Garrett Dickerson

No. 89
- Position: Tight end

Personal information
- Born: December 30, 1995 (age 30) Englewood, New Jersey, U.S.
- Height: 6 ft 3 in (1.91 m)
- Weight: 248 lb (112 kg)

Career information
- High school: Bergen Catholic(Oradell, New Jersey)
- College: Northwestern
- NFL draft: 2018: undrafted

Career history
- New York Giants (2018–2019);
- Stats at Pro Football Reference

= Garrett Dickerson =

American football player (born 1995)

Garrett Dickerson (born December 30, 1995) is an American former professional football player who was a tight end in the National Football League (NFL). He played college football for the Northwestern Wildcats.

==Early life==
Dickerson grew up in Englewood, New Jersey, and attended Bergen Catholic High School. While at Bergen Catholic, he set tight end school records with 52 catches, 776 yards and 10 touchdown receptions.

==College career==
At Northwestern University, Dickerson played both tight end and H-back for the Wildcats. In 49 career games, Dickerson had 87 receptions for 887 yards and nine touchdowns.
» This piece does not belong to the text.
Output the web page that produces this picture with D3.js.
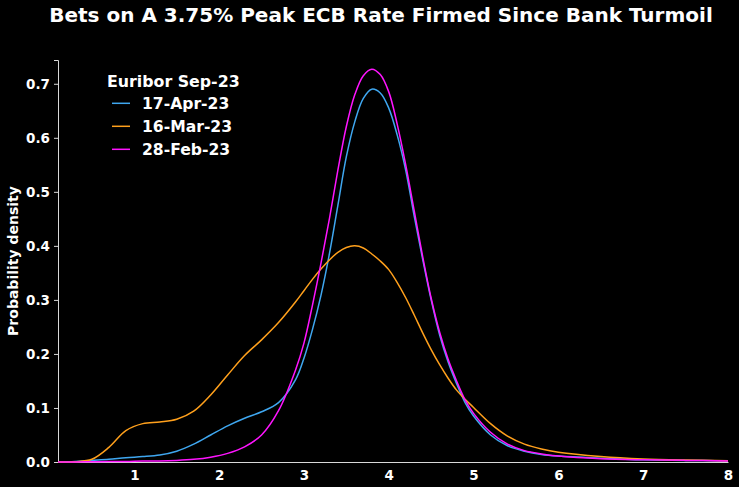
<!DOCTYPE html>
<html><head><meta charset="utf-8">
<script src="https://cdn.jsdelivr.net/npm/d3@7"></script>
<style>html,body{margin:0;padding:0;background:#000;}svg{display:block;}</style>
</head><body>
<script>
const title = "Bets on A 3.75% Peak ECB Rate Firmed Since Bank Turmoil";
const yLabel = "Probability density";
const legendTitle = "Euribor Sep-23";
const seriesNames = ["17-Apr-23", "16-Mar-23", "28-Feb-23"];
const seriesColors = ["#3fa7f0", "#ffa01c", "#ff14ff"];
const xTicks = [1, 2, 3, 4, 5, 6, 7, 8];
const yTicks = [0.0, 0.1, 0.2, 0.3, 0.4, 0.5, 0.6, 0.7];

const rates = [0.1,0.3,0.5,0.7,0.9,1.1,1.3,1.5,1.7,1.9,2.1,2.3,2.5,2.7,2.9,3.0,3.1,3.2,3.3,3.4,3.5,3.6,3.7,3.8,3.9,4.0,4.1,4.2,4.3,4.4,4.5,4.6,4.7,4.8,4.9,5.0,5.2,5.4,5.6,5.8,6.0,6.5,7.0,7.5,8.0];
const apr17 = [0,0.001,0.003,0.005,0.008,0.010,0.013,0.020,0.033,0.050,0.067,0.081,0.093,0.110,0.152,0.192,0.245,0.308,0.385,0.475,0.565,0.630,0.673,0.690,0.683,0.655,0.605,0.540,0.455,0.375,0.300,0.235,0.185,0.145,0.110,0.085,0.050,0.030,0.020,0.014,0.011,0.007,0.004,0.003,0.002];
const mar16 = [0,0.0005,0.005,0.027,0.058,0.071,0.074,0.079,0.094,0.124,0.161,0.197,0.226,0.258,0.296,0.317,0.338,0.357,0.374,0.388,0.397,0.400,0.396,0.385,0.372,0.356,0.332,0.304,0.272,0.239,0.208,0.180,0.155,0.133,0.116,0.101,0.071,0.048,0.033,0.024,0.018,0.010,0.0055,0.0035,0.0025];
const feb28 = [0,0,0.0005,0.001,0.001,0.002,0.002,0.003,0.005,0.009,0.016,0.028,0.050,0.095,0.170,0.220,0.290,0.367,0.450,0.540,0.621,0.680,0.715,0.727,0.717,0.685,0.625,0.550,0.465,0.380,0.303,0.240,0.190,0.150,0.115,0.090,0.055,0.033,0.021,0.015,0.011,0.006,0.004,0.003,0.002];
const seriesValues = [apr17, mar16, feb28];

const W = 739, H = 487;
const m = {left: 58, right: 11, top: 60, bottom: 25};
const svg = d3.select("body").append("svg").attr("width", W).attr("height", H)
  .style("background", "#000");
const font = "'DejaVu Sans', sans-serif";

const x = d3.scaleLinear().domain([0.1, 8]).range([m.left, W - m.right]);
const y = d3.scaleLinear().domain([0, 0.744]).range([H - m.bottom, m.top]);

svg.append("text").attr("x", 381).attr("y", 22).attr("text-anchor", "middle")
  .attr("fill", "#fff").attr("font-family", font).attr("font-weight", "bold")
  .attr("font-size", 20).text(title);

const xAxis = svg.append("g").attr("transform", `translate(0,${H - m.bottom})`)
  .call(d3.axisBottom(x).tickValues(xTicks).tickFormat(d3.format("d")).tickSize(0).tickPadding(8));
const yAxis = svg.append("g").attr("transform", `translate(${m.left},0)`)
  .call(d3.axisLeft(y).tickValues(yTicks).tickFormat(d3.format(".1f")).tickSize(4).tickPadding(4));
[xAxis, yAxis].forEach(a => {
  a.select(".domain").attr("stroke", "#d8d8d8").attr("stroke-width", 1);
  a.selectAll(".tick line").attr("stroke", "#d8d8d8");
  a.selectAll("text").attr("fill", "#fff").attr("font-family", font)
    .attr("font-weight", "bold").attr("font-size", 13.5);
});

svg.append("text").attr("transform", "translate(18,261) rotate(-90)")
  .attr("text-anchor", "middle").attr("fill", "#fff").attr("font-family", font)
  .attr("font-weight", "bold").attr("font-size", 14).text(yLabel);

const line = d3.line().x(d => x(d[0])).y(d => y(Math.max(0, d[1]))).curve(d3.curveCatmullRom.alpha(0.5));
seriesValues.forEach((vals, i) => {
  svg.append("path").datum(rates.map((r, j) => [r, vals[j]]))
    .attr("d", line)
    .attr("fill", "none").attr("stroke", seriesColors[i]).attr("stroke-width", 1.5);
});

const lg = svg.append("g");
lg.append("text").attr("x", 107).attr("y", 86.5).attr("fill", "#fff").attr("font-family", font)
  .attr("font-weight", "bold").attr("font-size", 15.8).text(legendTitle);
seriesNames.forEach((n, i) => {
  const yy = 103.3 + i * 23;
  lg.append("line").attr("x1", 112).attr("x2", 130).attr("y1", yy).attr("y2", yy)
    .attr("stroke", seriesColors[i]).attr("stroke-width", 1.5);
  lg.append("text").attr("x", 142).attr("y", yy + 5.7).attr("fill", "#fff").attr("font-family", font)
    .attr("font-weight", "bold").attr("font-size", 15.6).text(n);
});
</script>
</body></html>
As a senior, he recorded career highs in receptions, with 37, and yards, with 401, and was named honorable mention All-Big Ten.

==Professional career==
Dickerson was signed by the New York Giants as an undrafted free agent in June after participating in the team's rookie mini camp. After being cut by the Giants at the end of the preseason, Dickerson was signed to the team's practice squad on September 2, 2018. Dickerson was promoted to the active roster on September 25. Dickerson made his NFL debut on October 7, 2018, in a 31–33 loss to the Carolina Panthers, playing one snap. Following the signing of wide receiver Quadree Henderson, Dickerson was waived by the Giants on October 21, 2018, and subsequently re-signed to the team's practice squad on October 24. He was released on November 23, 2018, but was re-signed to the active roster three days later.

Dickerson was waived by the Giants on October 22, 2019. On November 12, 2019, he was re-signed to the Giants practice squad. He was promoted to the active roster on December 28, 2019. Dickerson played in four games with no targets in 2019.

On September 5, 2020, Dickerson was waived by the Giants.